* **TO DO**
Your task is to give the listing below back word for word, pictures excluded.

── SOURCE MATERIAL ──

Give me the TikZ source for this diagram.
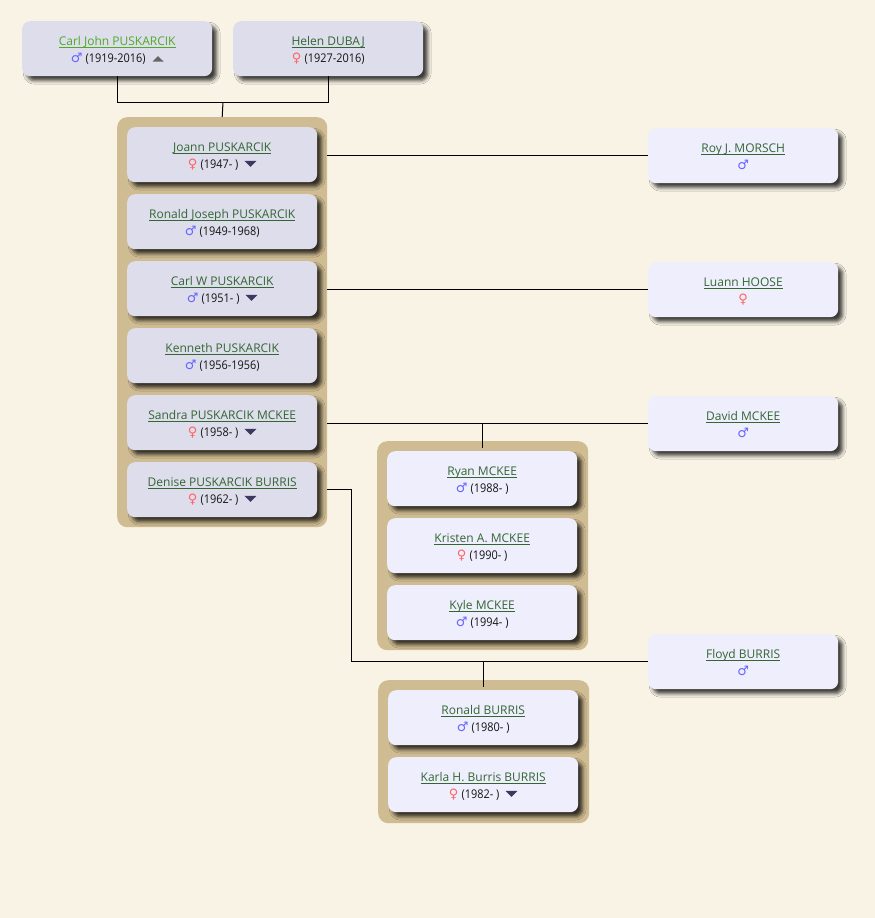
\documentclass[tikz,border=0pt]{standalone}
\usepackage{fontspec}
\setmainfont{Open Sans}
\newfontfamily\symf{DejaVu Sans}
\newfontfamily\datef[FakeStretch=0.91]{Open Sans}
\usetikzlibrary{shadows.blur}
\definecolor{bgc}{RGB}{249,243,230}
\definecolor{grpc}{RGB}{208,188,146}
\definecolor{nodeA}{RGB}{221,221,235}
\definecolor{nodeB}{RGB}{238,238,252}
\definecolor{namec}{RGB}{51,102,51}
\definecolor{namehl}{RGB}{80,170,40}
\definecolor{malec}{RGB}{102,102,255}
\definecolor{femc}{RGB}{255,102,102}
\definecolor{tric}{RGB}{58,58,96}
\definecolor{triup}{RGB}{102,102,102}
\definecolor{datec}{RGB}{20,20,20}
\newsavebox{\ulbox}
\newcommand{\myul}[1]{\rule{0pt}{15pt}\sbox{\ulbox}{#1}\rlap{\rule[-2.4pt]{\wd\ulbox}{0.8pt}}\usebox{\ulbox}}
\newcommand{\nm}[1]{{\color{namec}\myul{#1}}}
\newcommand{\nmhl}[1]{{\color{namehl}\myul{#1}}}
\newcommand{\male}{\rule[-5pt]{0pt}{5pt}{\symf\fontsize{13}{17}\selectfont\color{malec}♂}}
\newcommand{\fem}{\rule[-5pt]{0pt}{5pt}{\symf\fontsize{13}{17}\selectfont\color{femc}♀}}
\newcommand{\tdown}{\hspace{6pt}\tikz[baseline=0pt,sharp corners]\fill[tric] (0pt,7.3pt) -- (12pt,7.3pt) -- (6pt,1.3pt) -- cycle;}
\newcommand{\tup}{\hspace{7pt}\tikz[baseline=0pt,sharp corners]\fill[triup] (0pt,0.7pt) -- (11pt,0.7pt) -- (5.5pt,6pt) -- cycle;}
\newcommand{\dt}[1]{{\datef\color{datec}#1}}
\begin{document}
\begin{tikzpicture}[x=1pt,y=-1pt,
  person/.style={rectangle, rounded corners=8pt, minimum width=190pt, minimum height=55pt,
    inner sep=0pt, anchor=north west, align=center, font=\fontsize{12}{17}\selectfont,
    blur shadow={shadow xshift=4.5pt, shadow yshift=-4.5pt, shadow blur radius=3.5pt, shadow opacity=75}},
  pa/.style={person, fill=nodeA},
  pb/.style={person, fill=nodeB},
  grp/.style={rectangle, rounded corners=10pt, fill=grpc, inner sep=0pt, anchor=north west},
  conn/.style={draw=black, line width=1pt}]
\useasboundingbox (0,0) rectangle (875,918);
\fill[bgc] (0,0) rectangle (875,918);

% group boxes
\node[grp, minimum width=210pt, minimum height=410pt] (g1) at (117,117) {};
\node[grp, minimum width=211pt, minimum height=209pt] (g2) at (377,441) {};
\node[grp, minimum width=211pt, minimum height=143pt] (g3) at (378,680) {};

% connectors
\coordinate (pj) at (223,102);
\draw[conn] (g1.north) -- (pj);
\coordinate (dk) at (351,490);

% parents
\node[pa] (cjp) at (22,21) {\nmhl{Carl John PUSKARCIK}\\\male\ \dt{(1919-2016)}\tup};
\node[pa] (hd) at (233,21) {\nm{Helen DUBAJ}\\\fem\ \dt{(1927-2016)}};

% children
\node[pa] (joann) at (127,127) {\nm{Joann PUSKARCIK}\\\fem\ \dt{(1947- )}\tdown};
\node[pa] (ronj) at (127,194) {\nm{Ronald Joseph PUSKARCIK}\\\male\ \dt{(1949-1968)}};
\node[pa] (carlw) at (127,261) {\nm{Carl W PUSKARCIK}\\\male\ \dt{(1951- )}\tdown};
\node[pa] (kenneth) at (127,328) {\nm{Kenneth PUSKARCIK}\\\male\ \dt{(1956-1956)}};
\node[pa] (sandra) at (127,395) {\nm{Sandra PUSKARCIK MCKEE}\\\fem\ \dt{(1958- )}\tdown};
\node[pa] (denise) at (127,462) {\nm{Denise PUSKARCIK BURRIS}\\\fem\ \dt{(1962- )}\tdown};

% spouses
\node[pb] (roy) at (648,128) {\nm{Roy J. MORSCH}\\\male};
\node[pb] (luann) at (648,262) {\nm{Luann HOOSE}\\\fem};
\node[pb] (david) at (648,396) {\nm{David MCKEE}\\\male};
\node[pb] (floyd) at (648,634) {\nm{Floyd BURRIS}\\\male};

% grandchildren
\node[pb] (ryan) at (387,451) {\nm{Ryan MCKEE}\\\male\ \dt{(1988- )}};
\node[pb] (kristen) at (387,518) {\nm{Kristen A. MCKEE}\\\fem\ \dt{(1990- )}};
\node[pb] (kyle) at (387,585) {\nm{Kyle MCKEE}\\\male\ \dt{(1994- )}};
\node[pb] (ronb) at (388,690) {\nm{Ronald BURRIS}\\\male\ \dt{(1980- )}};
\node[pb] (karla) at (388,757) {\nm{Karla H. Burris BURRIS}\\\fem\ \dt{(1982- )}\tdown};

\draw[conn] (cjp.south) |- (pj);
\draw[conn] (hd.south) |- (pj);
\draw[conn] (roy.west) -- (roy.west -| g1.east);
\draw[conn] (luann.west) -- (luann.west -| g1.east);
\draw[conn] (david.west) -- (david.west -| g1.east);
\draw[conn] (david.west -| g2.north) -- ([yshift=-7pt]g2.north);
\draw[conn] (denise.east -| g1.east) -| (dk |- floyd.west) -- (floyd.west);
\draw[conn] (floyd.west -| g3.north) -- ([yshift=-7pt]g3.north);
\end{tikzpicture}
\end{document}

───

* **WORKED ANSWER**
Give me the TikZ source for this diagram.
\documentclass[tikz,border=0pt]{standalone}
\usepackage{fontspec}
\setmainfont{Open Sans}
\newfontfamily\symf{DejaVu Sans}
\newfontfamily\datef[FakeStretch=0.91]{Open Sans}
\usetikzlibrary{shadows.blur}
\definecolor{bgc}{RGB}{249,243,230}
\definecolor{grpc}{RGB}{208,188,146}
\definecolor{nodeA}{RGB}{221,221,235}
\definecolor{nodeB}{RGB}{238,238,252}
\definecolor{namec}{RGB}{51,102,51}
\definecolor{namehl}{RGB}{80,170,40}
\definecolor{malec}{RGB}{102,102,255}
\definecolor{femc}{RGB}{255,102,102}
\definecolor{tric}{RGB}{58,58,96}
\definecolor{triup}{RGB}{102,102,102}
\definecolor{datec}{RGB}{20,20,20}
\newsavebox{\ulbox}
\newcommand{\myul}[1]{\rule{0pt}{15pt}\sbox{\ulbox}{#1}\rlap{\rule[-2.4pt]{\wd\ulbox}{0.8pt}}\usebox{\ulbox}}
\newcommand{\nm}[1]{{\color{namec}\myul{#1}}}
\newcommand{\nmhl}[1]{{\color{namehl}\myul{#1}}}
\newcommand{\male}{\rule[-5pt]{0pt}{5pt}{\symf\fontsize{13}{17}\selectfont\color{malec}♂}}
\newcommand{\fem}{\rule[-5pt]{0pt}{5pt}{\symf\fontsize{13}{17}\selectfont\color{femc}♀}}
\newcommand{\tdown}{\hspace{6pt}\tikz[baseline=0pt,sharp corners]\fill[tric] (0pt,7.3pt) -- (12pt,7.3pt) -- (6pt,1.3pt) -- cycle;}
\newcommand{\tup}{\hspace{7pt}\tikz[baseline=0pt,sharp corners]\fill[triup] (0pt,0.7pt) -- (11pt,0.7pt) -- (5.5pt,6pt) -- cycle;}
\newcommand{\dt}[1]{{\datef\color{datec}#1}}
\begin{document}
\begin{tikzpicture}[x=1pt,y=-1pt,
  person/.style={rectangle, rounded corners=8pt, minimum width=190pt, minimum height=55pt,
    inner sep=0pt, anchor=north west, align=center, font=\fontsize{12}{17}\selectfont,
    blur shadow={shadow xshift=4.5pt, shadow yshift=-4.5pt, shadow blur radius=3.5pt, shadow opacity=75}},
  pa/.style={person, fill=nodeA},
  pb/.style={person, fill=nodeB},
  grp/.style={rectangle, rounded corners=10pt, fill=grpc, inner sep=0pt, anchor=north west},
  conn/.style={draw=black, line width=1pt}]
\useasboundingbox (0,0) rectangle (875,918);
\fill[bgc] (0,0) rectangle (875,918);

% group boxes
\node[grp, minimum width=210pt, minimum height=410pt] (g1) at (117,117) {};
\node[grp, minimum width=211pt, minimum height=209pt] (g2) at (377,441) {};
\node[grp, minimum width=211pt, minimum height=143pt] (g3) at (378,680) {};

% connectors
\coordinate (pj) at (223,102);
\draw[conn] (g1.north) -- (pj);
\coordinate (dk) at (351,490);

% parents
\node[pa] (cjp) at (22,21) {\nmhl{Carl John PUSKARCIK}\\\male\ \dt{(1919-2016)}\tup};
\node[pa] (hd) at (233,21) {\nm{Helen DUBAJ}\\\fem\ \dt{(1927-2016)}};

% children
\node[pa] (joann) at (127,127) {\nm{Joann PUSKARCIK}\\\fem\ \dt{(1947- )}\tdown};
\node[pa] (ronj) at (127,194) {\nm{Ronald Joseph PUSKARCIK}\\\male\ \dt{(1949-1968)}};
\node[pa] (carlw) at (127,261) {\nm{Carl W PUSKARCIK}\\\male\ \dt{(1951- )}\tdown};
\node[pa] (kenneth) at (127,328) {\nm{Kenneth PUSKARCIK}\\\male\ \dt{(1956-1956)}};
\node[pa] (sandra) at (127,395) {\nm{Sandra PUSKARCIK MCKEE}\\\fem\ \dt{(1958- )}\tdown};
\node[pa] (denise) at (127,462) {\nm{Denise PUSKARCIK BURRIS}\\\fem\ \dt{(1962- )}\tdown};

% spouses
\node[pb] (roy) at (648,128) {\nm{Roy J. MORSCH}\\\male};
\node[pb] (luann) at (648,262) {\nm{Luann HOOSE}\\\fem};
\node[pb] (david) at (648,396) {\nm{David MCKEE}\\\male};
\node[pb] (floyd) at (648,634) {\nm{Floyd BURRIS}\\\male};

% grandchildren
\node[pb] (ryan) at (387,451) {\nm{Ryan MCKEE}\\\male\ \dt{(1988- )}};
\node[pb] (kristen) at (387,518) {\nm{Kristen A. MCKEE}\\\fem\ \dt{(1990- )}};
\node[pb] (kyle) at (387,585) {\nm{Kyle MCKEE}\\\male\ \dt{(1994- )}};
\node[pb] (ronb) at (388,690) {\nm{Ronald BURRIS}\\\male\ \dt{(1980- )}};
\node[pb] (karla) at (388,757) {\nm{Karla H. Burris BURRIS}\\\fem\ \dt{(1982- )}\tdown};

\draw[conn] (cjp.south) |- (pj);
\draw[conn] (hd.south) |- (pj);
\draw[conn] (roy.west) -- (roy.west -| g1.east);
\draw[conn] (luann.west) -- (luann.west -| g1.east);
\draw[conn] (david.west) -- (david.west -| g1.east);
\draw[conn] (david.west -| g2.north) -- ([yshift=-7pt]g2.north);
\draw[conn] (denise.east -| g1.east) -| (dk |- floyd.west) -- (floyd.west);
\draw[conn] (floyd.west -| g3.north) -- ([yshift=-7pt]g3.north);
\end{tikzpicture}
\end{document}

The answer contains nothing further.